Sounds tastier than it is…
I went from an engineered septic to now an engineered foundation. I’m so fancy…
Here’s what I learned this week… There are lots of engineers. Structural, Civil and geotechnical. Somehow I need all of their services… I mean… Somehow I need to PAY for all their services. When you are fancy, you pay to be fancy.
For anyone who is crazy enough to attempt what I’m doing.
- Paid a geotechnical engineer to write a letter saying I could use the geotechnical study but required I use a “waffle type” foundation. Making my newly minted driveway and home pad void and a waste of money ☹
- Called the guy at wafflemat and he told me that for nearly $30,000 he could hold my hand through the whole process and build a wafflemat for me (how sweet). But he’d also need me to complete my septic system before he would begin work (even sweeter)
- Contact structural engineers in Brentwood and Santa Rosa to see how much and how soon they could engineer a foundation for me.
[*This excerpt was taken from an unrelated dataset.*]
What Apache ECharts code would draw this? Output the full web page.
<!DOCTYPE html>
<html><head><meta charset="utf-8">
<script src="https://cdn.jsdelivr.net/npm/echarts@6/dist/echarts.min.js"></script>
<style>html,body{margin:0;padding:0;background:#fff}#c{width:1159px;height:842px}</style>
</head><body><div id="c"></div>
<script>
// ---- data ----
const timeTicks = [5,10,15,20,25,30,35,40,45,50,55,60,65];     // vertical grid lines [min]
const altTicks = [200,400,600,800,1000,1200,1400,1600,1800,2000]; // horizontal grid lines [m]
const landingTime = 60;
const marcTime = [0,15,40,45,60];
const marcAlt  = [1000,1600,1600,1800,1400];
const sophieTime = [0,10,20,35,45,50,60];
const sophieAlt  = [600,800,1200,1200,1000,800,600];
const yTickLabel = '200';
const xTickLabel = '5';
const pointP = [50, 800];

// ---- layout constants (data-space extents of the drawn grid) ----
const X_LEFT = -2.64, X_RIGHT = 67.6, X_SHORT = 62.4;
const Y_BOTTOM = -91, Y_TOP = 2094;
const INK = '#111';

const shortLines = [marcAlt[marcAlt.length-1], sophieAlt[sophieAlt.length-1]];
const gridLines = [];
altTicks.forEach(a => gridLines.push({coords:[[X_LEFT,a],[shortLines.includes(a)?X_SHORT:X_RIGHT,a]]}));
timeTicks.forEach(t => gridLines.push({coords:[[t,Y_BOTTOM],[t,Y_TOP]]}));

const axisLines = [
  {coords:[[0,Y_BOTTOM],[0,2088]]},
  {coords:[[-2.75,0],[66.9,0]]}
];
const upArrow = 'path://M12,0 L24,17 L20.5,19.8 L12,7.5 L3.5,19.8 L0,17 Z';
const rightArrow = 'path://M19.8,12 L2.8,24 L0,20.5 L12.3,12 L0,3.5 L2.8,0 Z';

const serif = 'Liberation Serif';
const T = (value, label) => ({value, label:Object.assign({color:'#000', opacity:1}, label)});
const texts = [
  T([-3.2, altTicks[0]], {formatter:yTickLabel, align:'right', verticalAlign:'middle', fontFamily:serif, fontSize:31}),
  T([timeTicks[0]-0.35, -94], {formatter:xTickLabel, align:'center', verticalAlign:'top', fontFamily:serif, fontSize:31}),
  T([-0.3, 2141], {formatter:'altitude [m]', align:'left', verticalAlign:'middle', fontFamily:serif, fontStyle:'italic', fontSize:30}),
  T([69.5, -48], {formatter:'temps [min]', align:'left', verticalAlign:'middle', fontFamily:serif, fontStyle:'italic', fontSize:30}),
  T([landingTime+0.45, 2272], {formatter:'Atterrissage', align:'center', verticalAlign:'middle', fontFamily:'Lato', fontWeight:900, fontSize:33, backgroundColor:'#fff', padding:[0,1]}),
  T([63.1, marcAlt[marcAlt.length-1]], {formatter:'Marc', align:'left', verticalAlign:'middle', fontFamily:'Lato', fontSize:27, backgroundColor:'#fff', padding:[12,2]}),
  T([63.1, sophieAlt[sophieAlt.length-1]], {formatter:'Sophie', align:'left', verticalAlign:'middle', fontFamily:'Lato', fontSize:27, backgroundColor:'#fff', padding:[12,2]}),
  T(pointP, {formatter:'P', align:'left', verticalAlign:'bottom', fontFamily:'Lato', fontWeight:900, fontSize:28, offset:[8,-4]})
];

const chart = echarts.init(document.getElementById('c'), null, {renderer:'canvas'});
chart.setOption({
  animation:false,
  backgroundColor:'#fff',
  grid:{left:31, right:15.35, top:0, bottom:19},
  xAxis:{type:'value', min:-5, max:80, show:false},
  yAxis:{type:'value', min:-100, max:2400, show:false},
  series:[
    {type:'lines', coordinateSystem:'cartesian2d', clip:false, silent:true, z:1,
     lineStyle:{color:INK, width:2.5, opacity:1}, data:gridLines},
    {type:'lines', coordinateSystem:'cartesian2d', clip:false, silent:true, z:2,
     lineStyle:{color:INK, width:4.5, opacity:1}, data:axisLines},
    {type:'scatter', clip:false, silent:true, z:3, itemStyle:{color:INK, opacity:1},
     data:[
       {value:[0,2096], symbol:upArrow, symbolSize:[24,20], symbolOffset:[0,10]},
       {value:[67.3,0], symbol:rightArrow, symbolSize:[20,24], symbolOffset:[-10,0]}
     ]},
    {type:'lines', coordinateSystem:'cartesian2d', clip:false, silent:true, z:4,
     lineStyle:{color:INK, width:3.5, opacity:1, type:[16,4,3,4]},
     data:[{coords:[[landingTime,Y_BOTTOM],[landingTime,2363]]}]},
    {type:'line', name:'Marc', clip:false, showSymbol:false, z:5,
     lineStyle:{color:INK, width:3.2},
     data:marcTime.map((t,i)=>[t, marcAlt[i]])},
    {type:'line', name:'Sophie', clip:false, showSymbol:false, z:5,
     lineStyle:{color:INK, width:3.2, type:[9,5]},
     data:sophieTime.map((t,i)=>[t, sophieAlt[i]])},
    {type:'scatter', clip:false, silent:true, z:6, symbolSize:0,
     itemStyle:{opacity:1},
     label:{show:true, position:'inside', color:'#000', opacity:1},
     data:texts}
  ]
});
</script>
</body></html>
Turns out… even though they engineer structures/foundations they must make sure with the geotechnical engineer that they are doing quality work. The geotechnical engineer must agree to the plans they build.
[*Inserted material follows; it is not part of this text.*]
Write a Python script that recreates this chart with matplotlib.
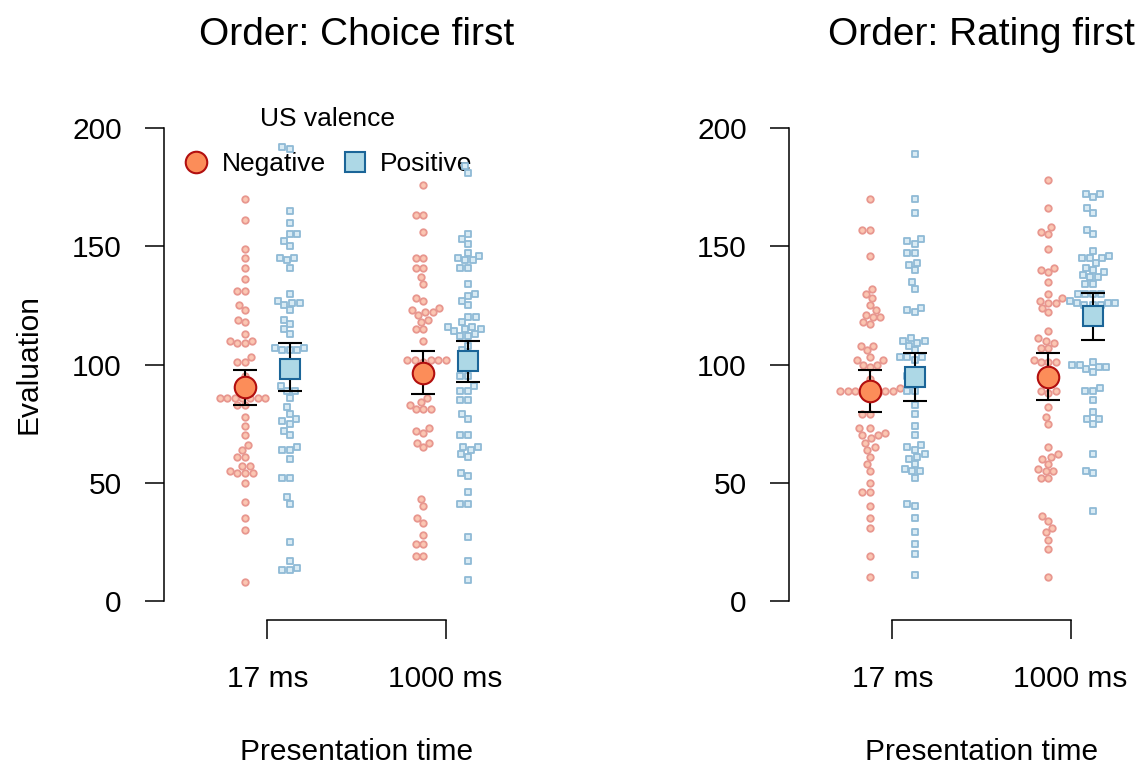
import numpy as np
import matplotlib
matplotlib.use('Agg')
import matplotlib.pyplot as plt
from matplotlib.lines import Line2D

plt.rcParams['font.family'] = ['Liberation Sans', 'DejaVu Sans']

# ---- data ----
times = ['17 ms', '1000 ms']
orders = ['Order: Choice first', 'Order: Rating first']

choice_17_neg = [170, 161, 149, 145, 141, 136, 131, 131, 125, 123, 119, 118, 113, 110, 110, 109, 109,
                 103, 101, 101, 95, 92, 90, 86, 86, 86, 86, 86, 86, 86, 83, 83, 78, 74, 70, 66, 64,
                 61, 61, 57, 57, 55, 54, 54, 54, 50, 42, 35, 30, 8]
choice_17_pos = [192, 191, 165, 160, 155, 155, 152, 150, 145, 145, 144, 141, 130, 127, 126, 126, 125,
                 123, 119, 117, 115, 113, 107, 107, 106, 106, 106, 100, 98, 96, 91, 89, 89, 86, 82,
                 79, 77, 76, 75, 72, 70, 65, 64, 64, 60, 52, 52, 44, 41, 25, 17, 14, 13, 13]
choice_1000_neg = [176, 163, 163, 156, 145, 145, 141, 141, 137, 134, 128, 127, 124, 123, 122, 122, 121,
                   119, 118, 115, 115, 110, 102, 102, 102, 102, 102, 101, 99, 97, 86, 84, 83, 81, 81,
                   81, 73, 71, 72, 67, 65, 67, 43, 40, 35, 33, 28, 24, 24, 19, 19]
choice_1000_pos = [184, 181, 155, 153, 151, 147, 146, 145, 144, 144, 141, 141, 134, 130, 129, 127, 125,
                   120, 120, 118, 116, 116, 115, 115, 114, 113, 112, 112, 108, 106, 104, 95, 95, 91,
                   89, 89, 85, 85, 79, 77, 70, 70, 64, 65, 65, 61, 62, 53, 54, 46, 41, 41, 27, 17, 9]
rating_17_neg = [170, 157, 157, 146, 132, 130, 128, 125, 123, 121, 120, 120, 118, 117, 108, 108, 106,
                 102, 103, 100, 99, 102, 100, 94, 90, 89, 89, 88, 88, 89, 89, 88, 89, 79, 79, 73, 73,
                 71, 70, 70, 69, 67, 64, 65, 58, 61, 55, 50, 46, 46, 40, 35, 31, 19, 10]
rating_17_pos = [189, 170, 164, 153, 151, 152, 147, 147, 143, 142, 140, 135, 132, 124, 122, 123, 110,
                 109, 111, 108, 110, 106, 103, 103, 103, 102, 95, 95, 89, 89, 83, 79, 74, 70, 66, 65,
                 64, 62, 60, 61, 58, 56, 55, 55, 52, 40, 41, 35, 29, 24, 20, 11]
rating_1000_neg = [178, 166, 158, 156, 155, 149, 141, 139, 140, 135, 130, 128, 127, 126, 126, 124, 122,
                   114, 111, 109, 110, 107, 107, 102, 101, 101, 101, 95, 95, 89, 88, 89, 82, 78, 75,
                   65, 62, 61, 60, 58, 55, 55, 56, 52, 52, 36, 34, 31, 29, 26, 22, 10]
rating_1000_pos = [172, 171, 172, 164, 166, 155, 157, 148, 146, 145, 143, 145, 145, 140, 141, 139, 137,
                   137, 138, 134, 134, 130, 130, 130, 130, 127, 126, 125, 125, 125, 126, 126, 120, 122,
                   99, 101, 98, 100, 100, 97, 99, 90, 89, 89, 85, 80, 77, 77, 75, 62, 54, 55, 38]

# means with interval [low, high]
choice_means = {'neg': [90.3, 96.3], 'pos': [98.3, 101.3]}
choice_low = {'neg': [82.9, 87.6], 'pos': [88.7, 92.4]}
choice_high = {'neg': [97.7, 105.5], 'pos': [109.0, 109.9]}
rating_means = {'neg': [88.7, 94.9], 'pos': [94.6, 120.5]}
rating_low = {'neg': [79.8, 85.0], 'pos': [84.5, 110.5]}
rating_high = {'neg': [97.5, 104.9], 'pos': [104.8, 130.2]}

panels = [
    {'neg': [choice_17_neg, choice_1000_neg], 'pos': [choice_17_pos, choice_1000_pos],
     'm': choice_means, 'lo': choice_low, 'hi': choice_high},
    {'neg': [rating_17_neg, rating_1000_neg], 'pos': [rating_17_pos, rating_1000_pos],
     'm': rating_means, 'lo': rating_low, 'hi': rating_high},
]

style = {
    'neg': dict(marker='o', pt_face='#fbc6b2', pt_edge='#e8978f', m_face='#fc8d59', m_edge='#b20f0f', off=-0.125),
    'pos': dict(marker='s', pt_face='#d9ebf4', pt_edge='#8fbad6', m_face='#add8e6', m_edge='#1b6598', off=0.125),
}

W, H = 1139, 765
fig = plt.figure(figsize=(W / 100, H / 100), dpi=100)


def swarm_x(ax, xc, yvals, d):
    pts = ax.transData.transform(np.column_stack([np.full(len(yvals), xc), yvals]))
    ypix = pts[:, 1]
    xpix0 = pts[0, 0]
    order = np.argsort(ypix, kind='stable')
    px, py = [], []
    xoff = np.zeros(len(yvals))
    for i in order:
        y = ypix[i]
        cands = [0.0]
        for a, b in zip(px, py):
            dy = abs(b - y)
            if dy < d:
                dx = np.sqrt(d * d - dy * dy)
                cands += [a - dx, a + dx]
        cands.sort(key=lambda c: (round(abs(c), 6), c))
        for c in cands:
            if all((c - a) ** 2 + (y - b) ** 2 >= d * d - 1e-6 for a, b in zip(px, py)):
                break
        px.append(c)
        py.append(y)
        xoff[i] = c
    back = ax.transData.inverted().transform(np.column_stack([xpix0 + xoff, ypix]))
    return back[:, 0]


lefts = [164, 789]
for p, (panel, left) in enumerate(zip(panels, lefts)):
    ax = fig.add_axes([left / W, (H - 620) / H, 385 / W, 511 / H])
    ax.set_xlim(0.42, 2.58)
    ax.set_ylim(-8, 208)
    for key in ['neg', 'pos']:
        st = style[key]
        for j in range(2):
            xc = j + 1 + st['off']
            yv = np.array(panel[key][j], dtype=float)
            xs = swarm_x(ax, xc, yv, 7.6)
            ax.scatter(xs, yv, s=22, marker=st['marker'], facecolor=st['pt_face'],
                       edgecolor=st['pt_edge'], linewidths=1.3, zorder=2, clip_on=False)
        xm = np.arange(1, 3) + st['off']
        m = np.array(panel['m'][key])
        lo = np.array(panel['lo'][key])
        hi = np.array(panel['hi'][key])
        ax.errorbar(xm, m, yerr=[m - lo, hi - m], fmt='none', ecolor='black',
                    elinewidth=1.5, capsize=8.5, capthick=1.5, zorder=3)
        ax.plot(xm, m, ls='', marker=st['marker'], ms=15.5 if key == 'neg' else 14.5,
                mfc=st['m_face'], mec=st['m_edge'], mew=1.5, zorder=4)

    for s in ['top', 'right']:
        ax.spines[s].set_visible(False)
    ax.spines['left'].set_bounds(0, 200)
    ax.spines['bottom'].set_bounds(1, 2)
    ax.spines['left'].set_linewidth(1.1)
    ax.spines['bottom'].set_linewidth(1.1)
    ax.set_yticks([0, 50, 100, 150, 200])
    ax.set_xticks([1, 2])
    ax.set_xticklabels(times)
    ax.tick_params(axis='both', length=13.5, width=1.1, labelsize=21.5)
    ax.tick_params(axis='y', pad=17)
    ax.tick_params(axis='x', pad=19)
    ax.set_xlabel('Presentation time', fontsize=21.5, labelpad=32)
    ax.set_title(orders[p], fontsize=28, pad=46)
    if p == 0:
        ax.set_ylabel('Evaluation', fontsize=21.5, labelpad=21)
        handles = [Line2D([], [], ls='', marker='o', ms=15.5, mfc=style['neg']['m_face'],
                          mec=style['neg']['m_edge'], mew=1.5),
                   Line2D([], [], ls='', marker='s', ms=14.5, mfc=style['pos']['m_face'],
                          mec=style['pos']['m_edge'], mew=1.5)]
        leg = ax.legend(handles, ['Negative', 'Positive'], title='US valence', ncol=2,
                        loc='upper center', bbox_to_anchor=(0.425, 1.03), frameon=False,
                        fontsize=19, title_fontsize=19, handlelength=1.0, handletextpad=0.45,
                        columnspacing=0.6, borderpad=0.0, labelspacing=0.8)
        leg.set_zorder(1)

fig.savefig('out.png', dpi=100)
And here in lies my problem. My engineer is out of town for another month. He didn’t leave detailed notes so the engineers could build it without my input. I was pretty sad about all this. How am I supposed to build a home when the most important part needs to be designed. And the designer cannot do it without an engineer who is far far away.
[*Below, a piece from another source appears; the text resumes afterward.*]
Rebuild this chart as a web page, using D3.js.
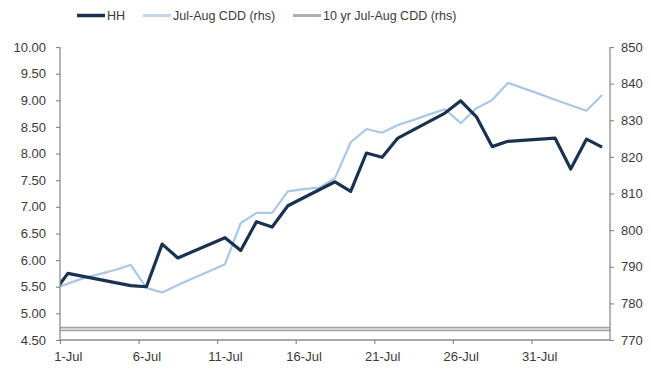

Well, I’ve felt moved by God to come here and do this, and not one step of it has been convenient or easy. At midnight last night my geotechnical engineer responded to my emails to him. He gave details and said that whatever structural engineer can contact him directly for questions and he will respond.
Hallelujah!
Stay tuned for what ends up happening on this wafflemat. My hope is to do a lot of the installing myself to save money. The boxes are about $9 each currently. Wafflemat.com provides a spec sheet to help figure out how many boxes and how much concrete you will need.
Finally, the lesson I learned this week is. Geotechnical engineers and structural/civil engineers work hand in hand on wafflemat foundations in liquefaction areas. They are not isolated, and need to communicate. Also foundations, septics, things to do with homes come with a much longer guarantee. If my foundation fails, I can contact my engineer that made it and potentially sue him. If my septic fails, same thing. This whole time I thought workmanship like this was like that of a new cell phone. A 1 or 2 year warranty. If it lasts longer than that… you’re on your own. These guys plan to design quality work that should not fail. I guess that’s why it costs about 30 new Iphone Xs.